My children have many, many books. I read them all, but I have a few special favorites. The Ant and the Elephant is one of these. Bill Peet's lovely story speaks of the importance of kindness to all and also of the immense power that is contained in cooperation and goodwill.
The Ant and the Elephant begins with an ant finding himself stranded on a lone branch after scrambling out of a fast-moving stream. He asks a turtle for help, and receives an abrupt refusal to help. "If I went racing about helping everyone who was in trouble I'd have no time to relax," the turtle tells the ant before ambling off to sun himself.

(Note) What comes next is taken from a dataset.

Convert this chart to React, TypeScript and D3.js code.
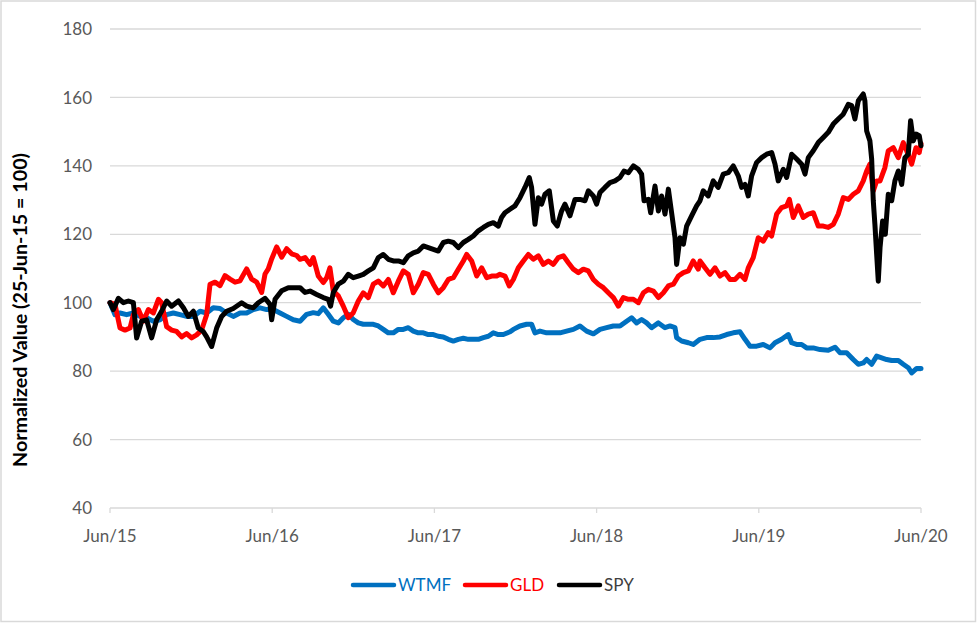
import * as d3 from "d3";

// x values are months since 25-Jun-15, y values are normalized (25-Jun-15 = 100)
const wtmf: [number, number][] = [
  [0, 100], [0.37, 96.5], [0.74, 97], [1.23, 96.5], [1.73, 97], [2.22, 96], [2.71, 95.6], [3.21, 94.6],
  [3.7, 95], [4.19, 96.5], [4.69, 97], [5.18, 96.5], [5.67, 96], [6.17, 96], [6.66, 97.5], [7.15, 97],
  [7.64, 98.5], [8.14, 98.3], [8.63, 97], [9.12, 96], [9.62, 97], [10.11, 97], [10.6, 98], [11.1, 98.5],
  [11.59, 98], [12.08, 98], [12.58, 97], [13.07, 96], [13.56, 95],
  [14.06, 94.6], [14.55, 96.6], [15.04, 97.1], [15.41, 96.8], [15.78, 98.5], [16.15, 96.6], [16.52, 94.6],
  [16.89, 94.1], [17.26, 95.6], [17.63, 96.6], [18.0, 95.1], [18.37, 94.1], [18.74, 93.7], [19.11, 93.7],
  [19.48, 93.7], [19.85, 93.2], [20.22, 92.2], [20.59, 91.2], [20.96, 91.2], [21.33, 92.2], [21.7, 92.2],
  [22.07, 92.7], [22.44, 91.7], [22.81, 91.2], [23.18, 91.2], [23.55, 90.7], [23.92, 90.7], [24.29, 90.2],
  [24.66, 90], [25.03, 89.3], [25.4, 88.8], [25.77, 89.3], [26.14, 89.6], [26.51, 89.3], [26.88, 89.3],
  [27.25, 89.3], [27.62, 89.8], [27.99, 90.2], [28.36, 91.2], [28.73, 90.7],
  [29.1, 90.7], [29.6, 91.5], [29.84, 92.2], [30.33, 93.2], [30.82, 93.7], [31.19, 93.7], [31.44, 91.2],
  [31.81, 91.7], [32.3, 91.2], [32.8, 91.2], [33.29, 91.2], [33.78, 91.7], [34.28, 92.2], [34.77, 93.2],
  [35.26, 91.7], [35.76, 90.9], [36.25, 92.2], [36.74, 92.7], [37.24, 93.2], [37.73, 93.2], [38.22, 94.6],
  [38.59, 95.6], [38.96, 94.1], [39.33, 95.1], [39.7, 94.1], [40.07, 92.7], [40.57, 94.1], [41.06, 92.7],
  [41.43, 93.2], [41.8, 92.7], [41.92, 89.8], [42.29, 88.8], [42.79, 88.3], [43.15, 87.8],
  [43.65, 89.3], [44.14, 89.8], [44.63, 89.8], [45.13, 90], [45.62, 90.7], [46.11, 91.2], [46.61, 91.5],
  [46.98, 89.3], [47.35, 87.3], [47.84, 87.3], [48.33, 87.8], [48.83, 86.8], [49.2, 88.3], [49.69, 89.3],
  [50.18, 90.7], [50.43, 88.3], [50.8, 87.8], [51.17, 87.8], [51.54, 86.8], [52.03, 86.8], [52.53, 86.3],
  [53.14, 86.1], [53.64, 87], [54.0, 85.4], [54.5, 85.4], [54.99, 83.4], [55.36, 82], [55.73, 82.4],
  [55.98, 83.4], [56.35, 82], [56.72, 84.4], [57.09, 83.9], [57.46, 83.4], [57.83, 83.1], [58.32, 83.1],
  [58.69, 82], [59.06, 81], [59.31, 79.5], [59.68, 80.8], [60, 80.8],
];

const gld: [number, number][] = [
  [0, 100], [0.37, 99.5], [0.74, 92.6], [1.11, 92], [1.48, 92.6], [1.73, 96.5], [2.1, 98], [2.47, 94.6],
  [2.84, 98], [3.21, 97], [3.58, 101], [3.82, 100], [4.19, 93], [4.56, 92], [4.93, 91.6], [5.3, 90],
  [5.67, 91], [6.04, 89.7], [6.41, 90.6], [6.78, 92], [7.15, 96.5], [7.4, 105.4], [7.77, 106], [8.14, 105],
  [8.51, 107.9], [8.88, 106.9], [9.25, 106], [9.62, 106.4], [10.11, 109.9], [10.48, 106.9], [10.85, 106],
  [11.22, 103], [11.47, 108.4], [11.71, 109.9], [11.96, 112.8], [12.33, 116.3], [12.7, 113.3], [13.07, 115.8],
  [13.44, 114.3], [13.81, 113.8],
  [14.06, 112.7], [14.43, 113.2], [14.8, 111.2], [15.04, 113.2], [15.41, 107.8], [15.78, 105.9], [16.03, 107.3],
  [16.27, 110.2], [16.52, 103.4], [16.89, 102], [17.26, 99], [17.63, 95.6], [18.0, 97.1], [18.37, 100.5],
  [18.74, 102.9], [19.11, 101.5], [19.48, 105.4], [19.85, 106.3], [20.22, 104.9], [20.59, 106.8], [20.96, 102.9],
  [21.33, 106.3], [21.7, 109.3], [22.07, 108.3], [22.44, 102.9], [22.81, 105.4], [23.18, 108.8], [23.55, 108.3],
  [23.92, 105.4], [24.29, 102.9], [24.66, 104.4], [25.03, 106.8], [25.4, 107.3], [25.77, 109.8], [26.14, 112.2],
  [26.39, 114.1], [26.76, 112.2], [27.13, 107.8], [27.5, 110.2], [27.87, 107.3], [28.24, 107.8], [28.61, 107.8],
  [28.85, 108.3], [29.22, 107.8], [29.54, 104.9], [29.84, 106.8], [30.21, 110.2], [30.58, 112.2], [30.95, 114.1],
  [31.32, 112.7], [31.69, 113.7], [32.06, 111.2], [32.43, 112.2], [32.8, 111.2], [33.17, 113.2], [33.54, 113.7],
  [33.91, 111.7], [34.28, 109.8], [34.65, 108.8], [35.02, 109.8], [35.39, 109.3], [35.76, 106.8], [36.13, 105.4],
  [36.5, 104.4], [36.87, 102.9], [37.24, 101.5], [37.61, 99], [37.98, 101.5], [38.35, 101], [38.72, 101],
  [39.09, 100], [39.46, 102.9], [39.83, 103.9], [40.2, 103.4], [40.57, 101.5], [40.94, 102.9], [41.31, 104.9],
  [41.68, 105.4], [42.05, 107.8], [42.42, 108.8], [42.79, 109.3], [43.15, 112.2], [43.52, 109.8],
  [43.65, 112.2], [44.02, 110.2], [44.39, 108.3], [44.76, 110.2], [45.13, 107.8], [45.5, 108.8], [45.87, 106.8],
  [46.24, 106.8], [46.61, 108.3], [46.98, 106.8], [47.22, 110.2], [47.59, 113.2], [47.96, 119], [48.33, 118],
  [48.7, 120.5], [48.95, 119.5], [49.32, 125.9], [49.69, 127.8], [50.06, 128.3], [50.26, 130.2], [50.55, 124.9],
  [50.92, 128.3], [51.29, 124.9], [51.66, 125.9], [52.03, 126.3], [52.4, 122.4], [52.77, 122.4], [53.14, 122],
  [53.51, 122.9], [53.88, 125.9], [54.25, 130.7], [54.62, 130.2], [54.99, 131.7], [55.36, 132.7], [55.73, 135.6],
  [55.98, 138.5], [56.22, 140.5], [56.47, 132.7], [56.72, 135.6], [56.97, 135.6], [57.33, 139.5], [57.58, 144.4],
  [57.95, 145.3], [58.32, 142.4], [58.69, 146.8], [58.94, 144.4], [59.31, 140.5], [59.63, 145.3], [59.87, 143.9],
  [60, 146.5],
];

const spy: [number, number][] = [
  [0, 100], [0.25, 98], [0.62, 101.3], [0.99, 100], [1.36, 100.5], [1.73, 100], [1.97, 89.7], [2.34, 94.6],
  [2.71, 95], [3.08, 89.7], [3.45, 95], [3.82, 97.5], [4.19, 100.5], [4.56, 99], [5.06, 100.5], [5.43, 98.5],
  [5.8, 96], [6.17, 97.5], [6.53, 92.6], [6.9, 91.6], [7.15, 90], [7.52, 87.2], [7.89, 92.6], [8.26, 96],
  [8.63, 97.5], [9.12, 98.3], [9.74, 100], [10.11, 99], [10.6, 98.5], [10.97, 100], [11.47, 101.3], [11.84, 99.5],
  [11.96, 95], [12.21, 101], [12.7, 103.5], [13.19, 104.4], [13.69, 104.4],
  [14.06, 104.4], [14.43, 103], [14.8, 103.4], [15.29, 102.4], [15.78, 101.5], [16.15, 101], [16.32, 99],
  [16.52, 103], [16.89, 105.4], [17.26, 106.3], [17.63, 108.3], [18.0, 107.3], [18.37, 107.8], [18.74, 108.3],
  [19.11, 109.3], [19.48, 110.2], [19.85, 113.2], [20.22, 114.1], [20.59, 112.7], [20.96, 112.2], [21.33, 112.2],
  [21.7, 111.7], [22.07, 113.7], [22.44, 114.6], [22.81, 115.1], [23.18, 116.6], [23.55, 116.1], [23.92, 115.6],
  [24.29, 115.1], [24.66, 117.6], [25.03, 118], [25.4, 117.6], [25.77, 116.1], [26.14, 117.6], [26.51, 118.5],
  [26.88, 119.5], [27.25, 121], [27.62, 122], [27.99, 122.9], [28.36, 123.4], [28.73, 122.4],
  [28.98, 125], [29.22, 126.3], [29.59, 127.3], [29.96, 128.3], [30.33, 130.7], [30.7, 133.7], [31.02, 136.6],
  [31.19, 133.7], [31.44, 122.9], [31.69, 130.7], [31.93, 128.8], [32.18, 131.7], [32.5, 132.7], [32.8, 123.9],
  [33.09, 122.4], [33.41, 126.8], [33.66, 128.8], [34.03, 125.4], [34.4, 130.2], [34.77, 130.2], [35.14, 129.8],
  [35.39, 132.7], [35.76, 131.2], [36.0, 128.8], [36.25, 132.2], [36.62, 133.7], [36.99, 135.1], [37.36, 135.6],
  [37.73, 136.6], [38.03, 138.5], [38.35, 138], [38.72, 140], [39.09, 139], [39.33, 137.6], [39.51, 129.8],
  [39.83, 130.2], [40.0, 126.3], [40.32, 134.1], [40.57, 126.8], [40.81, 131.2], [41.06, 125.9], [41.31, 133.2],
  [41.55, 126.3], [41.8, 119], [41.92, 111.2], [42.17, 119], [42.42, 117.1], [42.66, 122.4], [43.03, 125.4],
  [43.4, 128.3],
  [43.65, 129.8], [43.89, 132.7], [44.26, 131.2], [44.63, 135.6], [45.0, 133.7], [45.37, 137.6], [45.74, 138],
  [46.11, 140], [46.48, 137.1], [46.73, 133.7], [46.98, 134.6], [47.22, 131.2], [47.47, 137.1], [47.84, 141],
  [48.21, 142.4], [48.58, 143.4], [48.95, 143.9], [49.2, 140.5], [49.44, 135.6], [49.81, 139], [50.06, 136.6],
  [50.43, 143.4], [50.8, 142], [51.17, 140.5], [51.42, 137.6], [51.66, 142.4], [52.03, 144.4], [52.4, 146.8],
  [52.77, 148.3], [53.14, 149.8], [53.51, 152.2], [53.88, 153.7], [54.25, 155.1], [54.62, 158], [54.87, 157.6],
  [55.11, 153.7], [55.36, 159], [55.73, 161], [55.85, 159], [55.98, 150.2], [56.22, 147.3], [56.35, 142],
  [56.47, 129.8], [56.59, 122.9], [56.72, 114.1], [56.84, 106.3], [56.97, 116.1], [57.16, 123.9], [57.36, 120],
  [57.58, 131.7], [57.83, 129.8], [58.07, 135.6], [58.32, 138.5], [58.57, 134.6], [58.81, 142.4], [59.06, 143.4],
  [59.23, 153.2], [59.43, 147.3], [59.63, 149.3], [59.87, 148.8], [60, 145.9],
];

const yTicks = [40, 60, 80, 100, 120, 140, 160, 180];
const xTicks = [0, 12, 24, 36, 48, 60];
const xTickLabels = ["Jun/15", "Jun/16", "Jun/17", "Jun/18", "Jun/19", "Jun/20"];

const seriesNames = ["WTMF", "GLD", "SPY"];
const seriesColors = ["#0070C0", "#FF0000", "#000000"];
const legendTextColors = ["#0070C0", "#FF0000", "#404040"];
const seriesData = [wtmf, gld, spy];

const W = 977;
const H = 623;
const margin = { top: 29, right: 56, bottom: 115, left: 110 };
const FONT = "Lato, 'Open Sans', sans-serif";

export default function App() {
  const x = d3.scaleLinear().domain([0, 60]).range([margin.left, W - margin.right]);
  const y = d3.scaleLinear().domain([40, 180]).range([H - margin.bottom, margin.top]);
  const line = d3
    .line<[number, number]>()
    .x((d) => x(d[0]))
    .y((d) => y(d[1]))
    .curve(d3.curveLinear);

  const legendX = [352, 464, 558];
  const legendY = 585;

  return (
    <div style={{ position: "fixed", left: 0, top: 0, width: W, height: H, background: "#fff" }}>
      <svg width={W} height={H} style={{ display: "block", fontFamily: FONT }}>
        <rect x={1} y={1} width={W - 2.5} height={H - 2.5} fill="#fff" stroke="#d9d9d9" strokeWidth={1.5} />

        {/* gridlines */}
        {yTicks.map((t) => (
          <line key={t} x1={x(0)} x2={x(60)} y1={y(t)} y2={y(t)} stroke="#d9d9d9" strokeWidth={1.3} />
        ))}
        {/* x ticks */}
        {xTicks.map((t) => (
          <line key={t} x1={x(t)} x2={x(t)} y1={y(40)} y2={y(40) + 5} stroke="#d9d9d9" strokeWidth={1.3} />
        ))}

        {/* y labels */}
        {yTicks.map((t) => (
          <text key={t} x={92} y={y(t)} dy="0.36em" textAnchor="end" fontSize={17} fill="#595959">
            {t}
          </text>
        ))}
        {/* x labels */}
        {xTicks.map((t, i) => (
          <text key={t} x={x(t)} y={y(40) + 34} textAnchor="middle" fontSize={17} fill="#595959">
            {xTickLabels[i]}
          </text>
        ))}

        <text
          transform="translate(20, 310) rotate(-90)"
          dy="0.36em"
          textAnchor="middle"
          fontSize={19}
          fontWeight="bold"
          fill="#000"
          textLength={314}
          lengthAdjust="spacingAndGlyphs"
        >
          Normalized Value (25-Jun-15 = 100)
        </text>

        {seriesData.map((d, i) => (
          <path
            key={seriesNames[i]}
            d={line(d) ?? ""}
            fill="none"
            stroke={seriesColors[i]}
            strokeWidth={5}
            strokeLinejoin="round"
            strokeLinecap="round"
          />
        ))}

        {seriesNames.map((name, i) => (
          <g key={name} transform={`translate(${legendX[i]}, ${legendY})`}>
            <line x1={1} x2={42} y1={0} y2={0} stroke={seriesColors[i]} strokeWidth={4.5} strokeLinecap="round" />
            <text x={46} y={0} dy="0.36em" fontSize={17} fill={legendTextColors[i]}>
              {name}
            </text>
          </g>
        ))}
      </svg>
    </div>
  );
}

It doesn't take long for the turtle to find himself in peril, and when he asks a bird for help he is similarly rudely dismissed. On and on these rude denials of assistance go, threading up the food chain through bigger and bigger animals. The bird rejects the turtle, as do the giraffe, the lion, and the rhino in turn. Finally, an elephant comes rumbling through the forest. He hears the ant calling for help and without hesitation he goes to his aid. The delighted ant says, "How can I ever thank you enough?" and the elephant replies, "It was no big thing." "But it was a big thing for me," responds the ant, and in that line we reach the central theme of Bill Peet's book. Sometimes the smallest effort can have an enormous positive impact.

Later in the day, the elephant is the one who finds himself in trouble. He falls into a hidden ravine and lands on his back, wedged into a position from which he cannot move. After hours of lying in the deep pit and wondering how he will get out, he hears the ant's tiny voice. The grateful ant heard the elephant's cries for help and came to his aid, accompanied with 95,000 of his friends. The elephant thanks the ant for his offer to help, but doubts his ability to do so. But the thousands of ants come together are able to gradually hoist the elephant out of the ravine. The cooperation of 95,000 of the earth's tiniest animals is enough to lift one of its largest.

"That was tremendous!" the elephant exclaims when he is out of the hole. "I can't believe it!" "It was nothing," the ants demur. "Nothing for you," the elephant replies, echoing the ant's comment earlier that same day. "But a mighty big thing for me." And the ants hop on the elephant's back, hitching a ride through the forest back to their hill. Bill Peet's simple parable reminds us that the biggest and the smallest can work together and demonstrates the ways in which that cooperation can literally move mountains.